Repeat the material verbatim. Images are excluded from the copy.

## start MATERIAL PROVIDED

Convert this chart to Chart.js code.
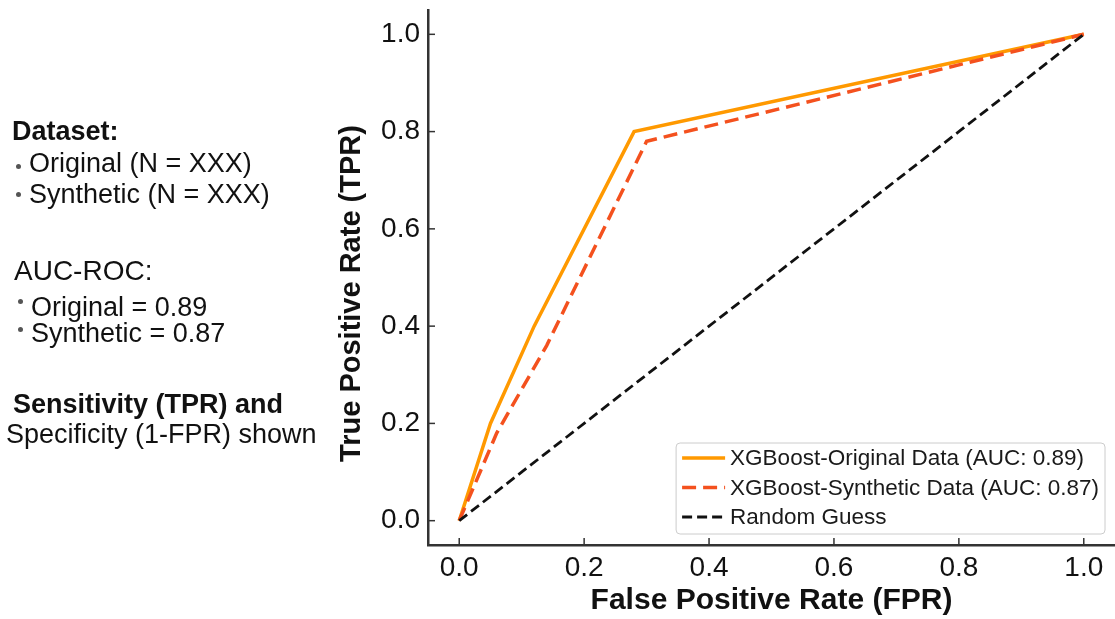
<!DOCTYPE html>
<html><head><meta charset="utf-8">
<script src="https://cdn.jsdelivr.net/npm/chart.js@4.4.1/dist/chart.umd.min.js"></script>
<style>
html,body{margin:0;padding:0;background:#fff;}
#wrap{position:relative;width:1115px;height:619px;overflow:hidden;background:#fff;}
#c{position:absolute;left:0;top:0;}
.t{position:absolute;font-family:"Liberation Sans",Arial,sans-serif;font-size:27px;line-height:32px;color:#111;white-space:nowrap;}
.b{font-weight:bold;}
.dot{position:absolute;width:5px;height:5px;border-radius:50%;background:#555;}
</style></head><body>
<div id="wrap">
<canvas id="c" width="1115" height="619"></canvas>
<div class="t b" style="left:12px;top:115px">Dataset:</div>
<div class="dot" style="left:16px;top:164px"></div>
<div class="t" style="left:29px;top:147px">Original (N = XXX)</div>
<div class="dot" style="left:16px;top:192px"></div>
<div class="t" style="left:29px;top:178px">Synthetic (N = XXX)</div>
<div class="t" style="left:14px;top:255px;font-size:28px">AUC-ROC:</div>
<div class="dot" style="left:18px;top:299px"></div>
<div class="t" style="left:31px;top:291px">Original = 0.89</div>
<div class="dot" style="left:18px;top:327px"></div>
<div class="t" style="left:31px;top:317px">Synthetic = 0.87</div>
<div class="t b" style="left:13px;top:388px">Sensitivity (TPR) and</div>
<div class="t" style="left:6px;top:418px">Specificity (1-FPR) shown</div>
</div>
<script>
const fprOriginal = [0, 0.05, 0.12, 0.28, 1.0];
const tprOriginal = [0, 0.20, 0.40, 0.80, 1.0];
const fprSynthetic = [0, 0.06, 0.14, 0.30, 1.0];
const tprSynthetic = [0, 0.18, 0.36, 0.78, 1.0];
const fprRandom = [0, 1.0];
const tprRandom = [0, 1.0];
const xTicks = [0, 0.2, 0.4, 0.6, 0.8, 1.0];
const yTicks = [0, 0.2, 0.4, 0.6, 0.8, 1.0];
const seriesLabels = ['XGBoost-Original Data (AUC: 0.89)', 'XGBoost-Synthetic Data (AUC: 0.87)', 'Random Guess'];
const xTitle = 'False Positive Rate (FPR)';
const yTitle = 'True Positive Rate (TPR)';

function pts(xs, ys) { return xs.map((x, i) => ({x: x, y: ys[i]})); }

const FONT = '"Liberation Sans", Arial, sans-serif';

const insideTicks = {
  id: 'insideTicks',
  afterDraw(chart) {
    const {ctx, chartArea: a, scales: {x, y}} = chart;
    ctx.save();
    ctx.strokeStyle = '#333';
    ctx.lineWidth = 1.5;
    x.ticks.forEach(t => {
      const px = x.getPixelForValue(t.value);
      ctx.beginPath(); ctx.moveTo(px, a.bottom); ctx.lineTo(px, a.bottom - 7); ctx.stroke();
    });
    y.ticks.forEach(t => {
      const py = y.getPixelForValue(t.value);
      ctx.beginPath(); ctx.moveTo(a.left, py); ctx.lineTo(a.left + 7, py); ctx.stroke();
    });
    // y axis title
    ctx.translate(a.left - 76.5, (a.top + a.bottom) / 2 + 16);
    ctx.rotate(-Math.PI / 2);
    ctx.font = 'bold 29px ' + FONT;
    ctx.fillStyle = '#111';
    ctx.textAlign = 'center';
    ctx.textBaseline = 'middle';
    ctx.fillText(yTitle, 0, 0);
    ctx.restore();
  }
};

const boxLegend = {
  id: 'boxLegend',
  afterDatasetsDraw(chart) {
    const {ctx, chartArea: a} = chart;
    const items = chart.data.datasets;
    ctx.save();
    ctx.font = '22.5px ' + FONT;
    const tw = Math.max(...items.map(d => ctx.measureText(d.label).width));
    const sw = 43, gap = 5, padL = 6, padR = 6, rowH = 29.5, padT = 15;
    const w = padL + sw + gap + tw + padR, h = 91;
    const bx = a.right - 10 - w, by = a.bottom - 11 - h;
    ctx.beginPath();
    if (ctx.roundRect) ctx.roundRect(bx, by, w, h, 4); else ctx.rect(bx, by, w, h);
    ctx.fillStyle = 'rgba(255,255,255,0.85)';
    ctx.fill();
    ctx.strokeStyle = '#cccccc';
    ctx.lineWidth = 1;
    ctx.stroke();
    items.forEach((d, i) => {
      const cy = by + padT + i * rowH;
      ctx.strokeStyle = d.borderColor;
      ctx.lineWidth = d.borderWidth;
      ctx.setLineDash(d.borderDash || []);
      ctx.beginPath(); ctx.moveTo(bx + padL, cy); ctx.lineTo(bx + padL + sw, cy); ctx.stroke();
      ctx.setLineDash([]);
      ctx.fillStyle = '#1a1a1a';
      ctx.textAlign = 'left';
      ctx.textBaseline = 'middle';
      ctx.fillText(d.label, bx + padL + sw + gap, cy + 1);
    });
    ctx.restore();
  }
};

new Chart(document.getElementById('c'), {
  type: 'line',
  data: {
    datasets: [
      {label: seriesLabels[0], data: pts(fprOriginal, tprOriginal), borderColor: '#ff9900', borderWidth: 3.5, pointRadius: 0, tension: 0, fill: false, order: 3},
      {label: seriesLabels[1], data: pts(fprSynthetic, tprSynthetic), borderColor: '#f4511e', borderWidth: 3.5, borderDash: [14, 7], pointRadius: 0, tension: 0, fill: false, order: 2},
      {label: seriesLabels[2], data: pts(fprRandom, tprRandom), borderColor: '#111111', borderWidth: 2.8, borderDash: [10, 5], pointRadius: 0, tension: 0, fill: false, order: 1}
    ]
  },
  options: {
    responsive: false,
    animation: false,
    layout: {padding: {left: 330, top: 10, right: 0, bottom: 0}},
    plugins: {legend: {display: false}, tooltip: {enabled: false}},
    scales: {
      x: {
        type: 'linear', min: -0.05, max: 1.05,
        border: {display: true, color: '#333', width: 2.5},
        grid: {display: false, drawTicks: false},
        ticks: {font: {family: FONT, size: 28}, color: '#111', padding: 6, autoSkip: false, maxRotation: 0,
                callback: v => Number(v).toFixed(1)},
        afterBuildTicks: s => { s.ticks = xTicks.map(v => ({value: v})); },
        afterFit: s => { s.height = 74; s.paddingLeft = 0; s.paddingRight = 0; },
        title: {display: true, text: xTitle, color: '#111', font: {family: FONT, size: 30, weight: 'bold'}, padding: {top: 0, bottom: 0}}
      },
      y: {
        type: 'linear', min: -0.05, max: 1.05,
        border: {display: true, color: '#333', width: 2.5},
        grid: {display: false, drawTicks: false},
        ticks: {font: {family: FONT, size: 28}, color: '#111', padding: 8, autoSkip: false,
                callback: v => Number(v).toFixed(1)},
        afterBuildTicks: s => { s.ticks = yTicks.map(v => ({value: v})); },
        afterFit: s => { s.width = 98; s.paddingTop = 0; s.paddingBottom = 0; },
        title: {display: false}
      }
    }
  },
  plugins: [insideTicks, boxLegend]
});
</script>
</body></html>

## end MATERIAL PROVIDED

» **WRITTEN SOLUTION**:
Convert this chart to Chart.js code.
<!DOCTYPE html>
<html><head><meta charset="utf-8">
<script src="https://cdn.jsdelivr.net/npm/chart.js@4.4.1/dist/chart.umd.min.js"></script>
<style>
html,body{margin:0;padding:0;background:#fff;}
#wrap{position:relative;width:1115px;height:619px;overflow:hidden;background:#fff;}
#c{position:absolute;left:0;top:0;}
.t{position:absolute;font-family:"Liberation Sans",Arial,sans-serif;font-size:27px;line-height:32px;color:#111;white-space:nowrap;}
.b{font-weight:bold;}
.dot{position:absolute;width:5px;height:5px;border-radius:50%;background:#555;}
</style></head><body>
<div id="wrap">
<canvas id="c" width="1115" height="619"></canvas>
<div class="t b" style="left:12px;top:115px">Dataset:</div>
<div class="dot" style="left:16px;top:164px"></div>
<div class="t" style="left:29px;top:147px">Original (N = XXX)</div>
<div class="dot" style="left:16px;top:192px"></div>
<div class="t" style="left:29px;top:178px">Synthetic (N = XXX)</div>
<div class="t" style="left:14px;top:255px;font-size:28px">AUC-ROC:</div>
<div class="dot" style="left:18px;top:299px"></div>
<div class="t" style="left:31px;top:291px">Original = 0.89</div>
<div class="dot" style="left:18px;top:327px"></div>
<div class="t" style="left:31px;top:317px">Synthetic = 0.87</div>
<div class="t b" style="left:13px;top:388px">Sensitivity (TPR) and</div>
<div class="t" style="left:6px;top:418px">Specificity (1-FPR) shown</div>
</div>
<script>
const fprOriginal = [0, 0.05, 0.12, 0.28, 1.0];
const tprOriginal = [0, 0.20, 0.40, 0.80, 1.0];
const fprSynthetic = [0, 0.06, 0.14, 0.30, 1.0];
const tprSynthetic = [0, 0.18, 0.36, 0.78, 1.0];
const fprRandom = [0, 1.0];
const tprRandom = [0, 1.0];
const xTicks = [0, 0.2, 0.4, 0.6, 0.8, 1.0];
const yTicks = [0, 0.2, 0.4, 0.6, 0.8, 1.0];
const seriesLabels = ['XGBoost-Original Data (AUC: 0.89)', 'XGBoost-Synthetic Data (AUC: 0.87)', 'Random Guess'];
const xTitle = 'False Positive Rate (FPR)';
const yTitle = 'True Positive Rate (TPR)';

function pts(xs, ys) { return xs.map((x, i) => ({x: x, y: ys[i]})); }

const FONT = '"Liberation Sans", Arial, sans-serif';

const insideTicks = {
  id: 'insideTicks',
  afterDraw(chart) {
    const {ctx, chartArea: a, scales: {x, y}} = chart;
    ctx.save();
    ctx.strokeStyle = '#333';
    ctx.lineWidth = 1.5;
    x.ticks.forEach(t => {
      const px = x.getPixelForValue(t.value);
      ctx.beginPath(); ctx.moveTo(px, a.bottom); ctx.lineTo(px, a.bottom - 7); ctx.stroke();
    });
    y.ticks.forEach(t => {
      const py = y.getPixelForValue(t.value);
      ctx.beginPath(); ctx.moveTo(a.left, py); ctx.lineTo(a.left + 7, py); ctx.stroke();
    });
    // y axis title
    ctx.translate(a.left - 76.5, (a.top + a.bottom) / 2 + 16);
    ctx.rotate(-Math.PI / 2);
    ctx.font = 'bold 29px ' + FONT;
    ctx.fillStyle = '#111';
    ctx.textAlign = 'center';
    ctx.textBaseline = 'middle';
    ctx.fillText(yTitle, 0, 0);
    ctx.restore();
  }
};

const boxLegend = {
  id: 'boxLegend',
  afterDatasetsDraw(chart) {
    const {ctx, chartArea: a} = chart;
    const items = chart.data.datasets;
    ctx.save();
    ctx.font = '22.5px ' + FONT;
    const tw = Math.max(...items.map(d => ctx.measureText(d.label).width));
    const sw = 43, gap = 5, padL = 6, padR = 6, rowH = 29.5, padT = 15;
    const w = padL + sw + gap + tw + padR, h = 91;
    const bx = a.right - 10 - w, by = a.bottom - 11 - h;
    ctx.beginPath();
    if (ctx.roundRect) ctx.roundRect(bx, by, w, h, 4); else ctx.rect(bx, by, w, h);
    ctx.fillStyle = 'rgba(255,255,255,0.85)';
    ctx.fill();
    ctx.strokeStyle = '#cccccc';
    ctx.lineWidth = 1;
    ctx.stroke();
    items.forEach((d, i) => {
      const cy = by + padT + i * rowH;
      ctx.strokeStyle = d.borderColor;
      ctx.lineWidth = d.borderWidth;
      ctx.setLineDash(d.borderDash || []);
      ctx.beginPath(); ctx.moveTo(bx + padL, cy); ctx.lineTo(bx + padL + sw, cy); ctx.stroke();
      ctx.setLineDash([]);
      ctx.fillStyle = '#1a1a1a';
      ctx.textAlign = 'left';
      ctx.textBaseline = 'middle';
      ctx.fillText(d.label, bx + padL + sw + gap, cy + 1);
    });
    ctx.restore();
  }
};

new Chart(document.getElementById('c'), {
  type: 'line',
  data: {
    datasets: [
      {label: seriesLabels[0], data: pts(fprOriginal, tprOriginal), borderColor: '#ff9900', borderWidth: 3.5, pointRadius: 0, tension: 0, fill: false, order: 3},
      {label: seriesLabels[1], data: pts(fprSynthetic, tprSynthetic), borderColor: '#f4511e', borderWidth: 3.5, borderDash: [14, 7], pointRadius: 0, tension: 0, fill: false, order: 2},
      {label: seriesLabels[2], data: pts(fprRandom, tprRandom), borderColor: '#111111', borderWidth: 2.8, borderDash: [10, 5], pointRadius: 0, tension: 0, fill: false, order: 1}
    ]
  },
  options: {
    responsive: false,
    animation: false,
    layout: {padding: {left: 330, top: 10, right: 0, bottom: 0}},
    plugins: {legend: {display: false}, tooltip: {enabled: false}},
    scales: {
      x: {
        type: 'linear', min: -0.05, max: 1.05,
        border: {display: true, color: '#333', width: 2.5},
        grid: {display: false, drawTicks: false},
        ticks: {font: {family: FONT, size: 28}, color: '#111', padding: 6, autoSkip: false, maxRotation: 0,
                callback: v => Number(v).toFixed(1)},
        afterBuildTicks: s => { s.ticks = xTicks.map(v => ({value: v})); },
        afterFit: s => { s.height = 74; s.paddingLeft = 0; s.paddingRight = 0; },
        title: {display: true, text: xTitle, color: '#111', font: {family: FONT, size: 30, weight: 'bold'}, padding: {top: 0, bottom: 0}}
      },
      y: {
        type: 'linear', min: -0.05, max: 1.05,
        border: {display: true, color: '#333', width: 2.5},
        grid: {display: false, drawTicks: false},
        ticks: {font: {family: FONT, size: 28}, color: '#111', padding: 8, autoSkip: false,
                callback: v => Number(v).toFixed(1)},
        afterBuildTicks: s => { s.ticks = yTicks.map(v => ({value: v})); },
        afterFit: s => { s.width = 98; s.paddingTop = 0; s.paddingBottom = 0; },
        title: {display: false}
      }
    }
  },
  plugins: [insideTicks, boxLegend]
});
</script>
</body></html>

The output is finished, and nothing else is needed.